• Task directions:
Pictures stay out of the copy. Repeat exactly the lines from the first entry below through the line that contains "extreme_values = [5.38]", and nothing beyond.

Charts and diagrams as code:
┄┄┄┄┄┄

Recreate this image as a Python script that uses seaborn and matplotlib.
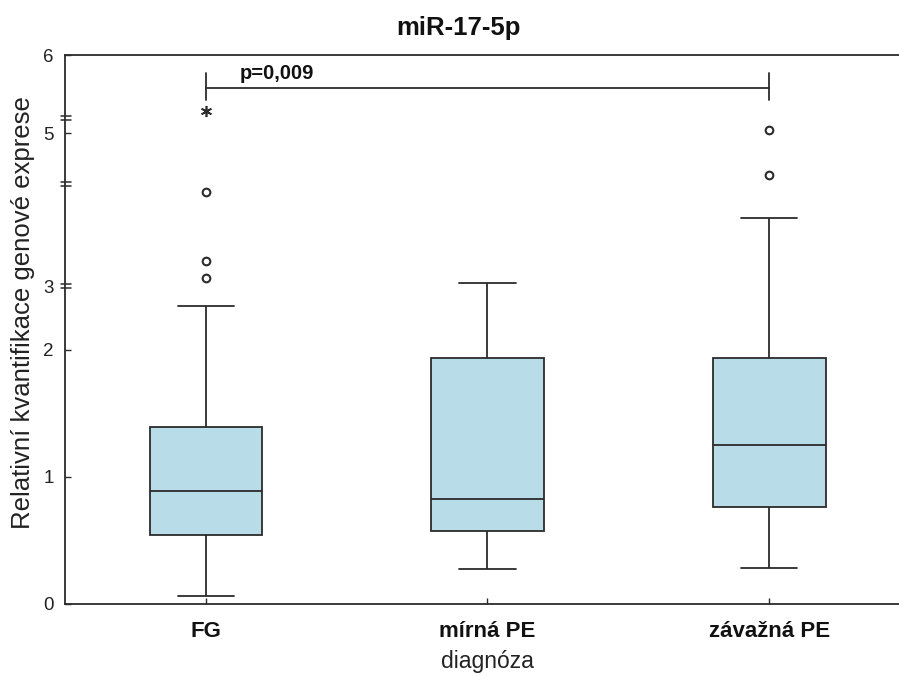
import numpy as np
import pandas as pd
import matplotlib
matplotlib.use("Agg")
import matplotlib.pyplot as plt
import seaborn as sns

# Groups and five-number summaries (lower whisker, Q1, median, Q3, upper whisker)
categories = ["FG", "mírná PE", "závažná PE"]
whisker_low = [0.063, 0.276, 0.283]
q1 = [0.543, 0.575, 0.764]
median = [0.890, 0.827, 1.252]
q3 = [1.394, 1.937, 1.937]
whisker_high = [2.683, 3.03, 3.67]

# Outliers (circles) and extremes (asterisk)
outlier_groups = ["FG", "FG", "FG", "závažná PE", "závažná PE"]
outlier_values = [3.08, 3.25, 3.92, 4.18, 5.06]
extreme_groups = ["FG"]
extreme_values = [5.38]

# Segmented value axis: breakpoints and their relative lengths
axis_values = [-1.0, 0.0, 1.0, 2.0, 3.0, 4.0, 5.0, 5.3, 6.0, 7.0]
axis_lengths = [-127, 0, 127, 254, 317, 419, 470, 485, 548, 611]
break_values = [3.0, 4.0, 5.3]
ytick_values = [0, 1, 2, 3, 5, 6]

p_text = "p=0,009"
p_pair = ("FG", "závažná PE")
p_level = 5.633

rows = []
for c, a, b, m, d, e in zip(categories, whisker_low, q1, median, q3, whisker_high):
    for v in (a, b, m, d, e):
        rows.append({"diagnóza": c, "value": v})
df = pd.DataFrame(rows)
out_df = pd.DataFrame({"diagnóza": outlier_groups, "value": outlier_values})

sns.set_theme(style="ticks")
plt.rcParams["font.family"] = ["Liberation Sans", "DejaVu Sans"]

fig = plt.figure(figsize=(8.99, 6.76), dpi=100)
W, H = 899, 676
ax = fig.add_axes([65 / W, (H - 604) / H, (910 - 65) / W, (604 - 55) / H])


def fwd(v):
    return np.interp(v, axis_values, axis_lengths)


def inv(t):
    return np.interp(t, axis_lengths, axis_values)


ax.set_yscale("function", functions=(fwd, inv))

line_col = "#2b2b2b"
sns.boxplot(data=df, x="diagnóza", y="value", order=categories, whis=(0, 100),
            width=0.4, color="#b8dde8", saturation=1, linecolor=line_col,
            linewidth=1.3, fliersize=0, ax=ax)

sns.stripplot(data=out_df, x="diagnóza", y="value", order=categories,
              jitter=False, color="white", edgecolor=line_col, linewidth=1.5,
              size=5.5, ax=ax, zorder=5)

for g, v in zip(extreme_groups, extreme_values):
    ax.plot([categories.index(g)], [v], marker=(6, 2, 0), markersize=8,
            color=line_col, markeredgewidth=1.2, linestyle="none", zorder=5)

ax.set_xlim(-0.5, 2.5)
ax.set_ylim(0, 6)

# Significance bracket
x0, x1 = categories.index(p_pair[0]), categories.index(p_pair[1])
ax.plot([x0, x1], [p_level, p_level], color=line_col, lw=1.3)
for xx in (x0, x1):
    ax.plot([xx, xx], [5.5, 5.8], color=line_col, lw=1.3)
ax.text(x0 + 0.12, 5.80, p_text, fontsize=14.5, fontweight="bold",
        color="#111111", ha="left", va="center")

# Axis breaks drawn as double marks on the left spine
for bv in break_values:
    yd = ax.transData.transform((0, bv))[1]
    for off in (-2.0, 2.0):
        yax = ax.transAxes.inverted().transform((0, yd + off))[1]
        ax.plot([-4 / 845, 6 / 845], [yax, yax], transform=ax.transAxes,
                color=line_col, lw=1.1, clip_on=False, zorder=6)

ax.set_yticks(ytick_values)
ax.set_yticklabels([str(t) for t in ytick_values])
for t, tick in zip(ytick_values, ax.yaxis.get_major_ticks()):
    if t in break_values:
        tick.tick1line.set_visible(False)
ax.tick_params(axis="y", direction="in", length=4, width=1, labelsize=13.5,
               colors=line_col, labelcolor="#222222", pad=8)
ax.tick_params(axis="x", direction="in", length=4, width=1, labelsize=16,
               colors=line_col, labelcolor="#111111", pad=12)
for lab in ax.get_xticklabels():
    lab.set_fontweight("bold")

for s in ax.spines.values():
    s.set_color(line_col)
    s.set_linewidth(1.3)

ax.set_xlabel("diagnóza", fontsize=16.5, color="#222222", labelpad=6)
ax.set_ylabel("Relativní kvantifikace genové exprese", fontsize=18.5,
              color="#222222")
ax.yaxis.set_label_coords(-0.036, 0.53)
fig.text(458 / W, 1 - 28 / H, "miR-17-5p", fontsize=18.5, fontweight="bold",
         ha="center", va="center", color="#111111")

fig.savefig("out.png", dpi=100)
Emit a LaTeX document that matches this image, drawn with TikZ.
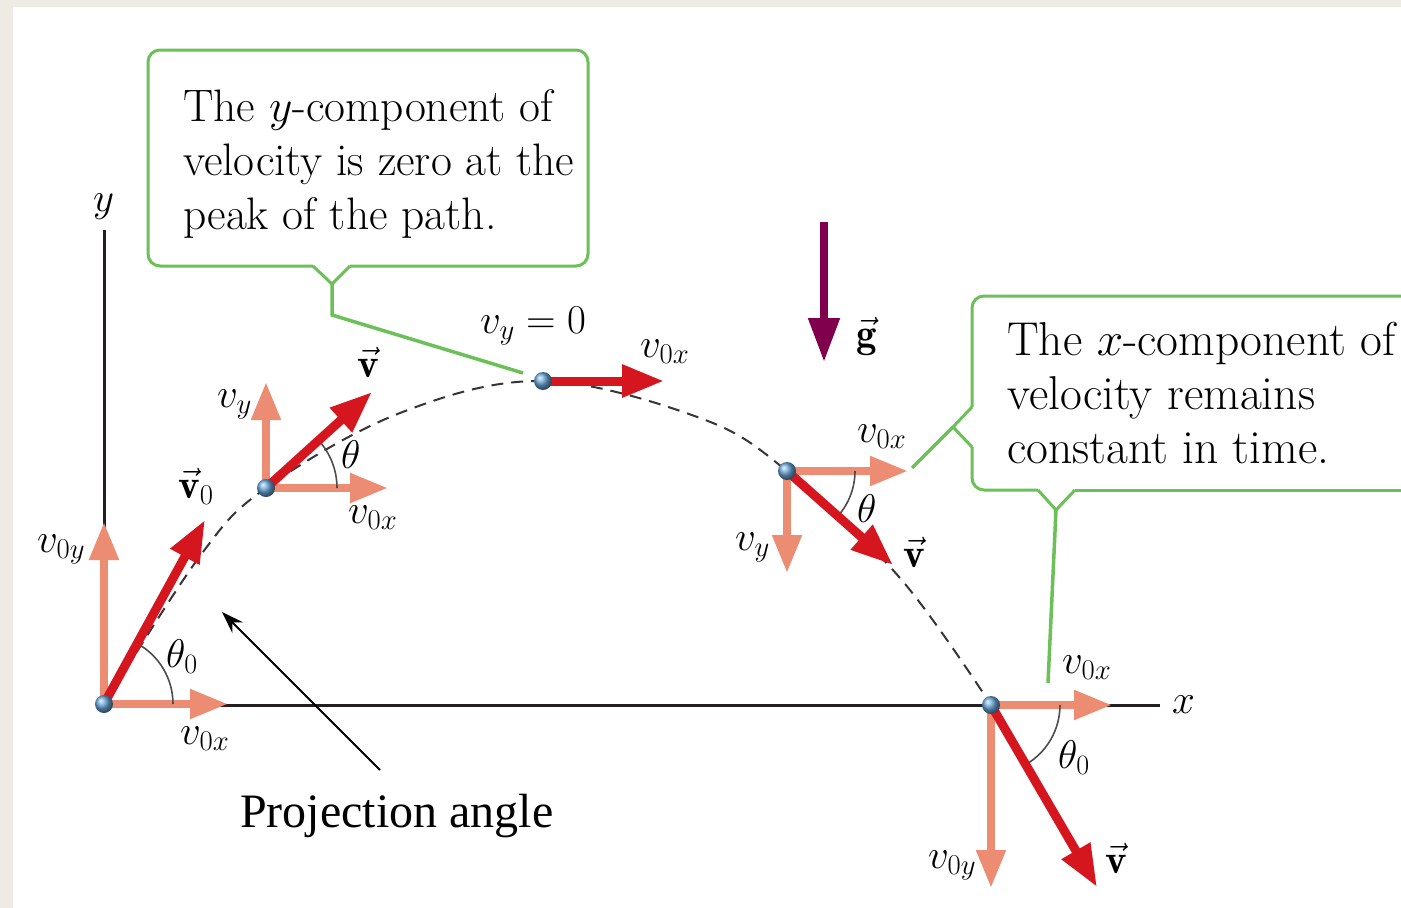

┄┄┄┄┄┄

• Exercise response:
Recreate this image as a Python script that uses seaborn and matplotlib.
import numpy as np
import pandas as pd
import matplotlib
matplotlib.use("Agg")
import matplotlib.pyplot as plt
import seaborn as sns

# Groups and five-number summaries (lower whisker, Q1, median, Q3, upper whisker)
categories = ["FG", "mírná PE", "závažná PE"]
whisker_low = [0.063, 0.276, 0.283]
q1 = [0.543, 0.575, 0.764]
median = [0.890, 0.827, 1.252]
q3 = [1.394, 1.937, 1.937]
whisker_high = [2.683, 3.03, 3.67]

# Outliers (circles) and extremes (asterisk)
outlier_groups = ["FG", "FG", "FG", "závažná PE", "závažná PE"]
outlier_values = [3.08, 3.25, 3.92, 4.18, 5.06]
extreme_groups = ["FG"]
extreme_values = [5.38]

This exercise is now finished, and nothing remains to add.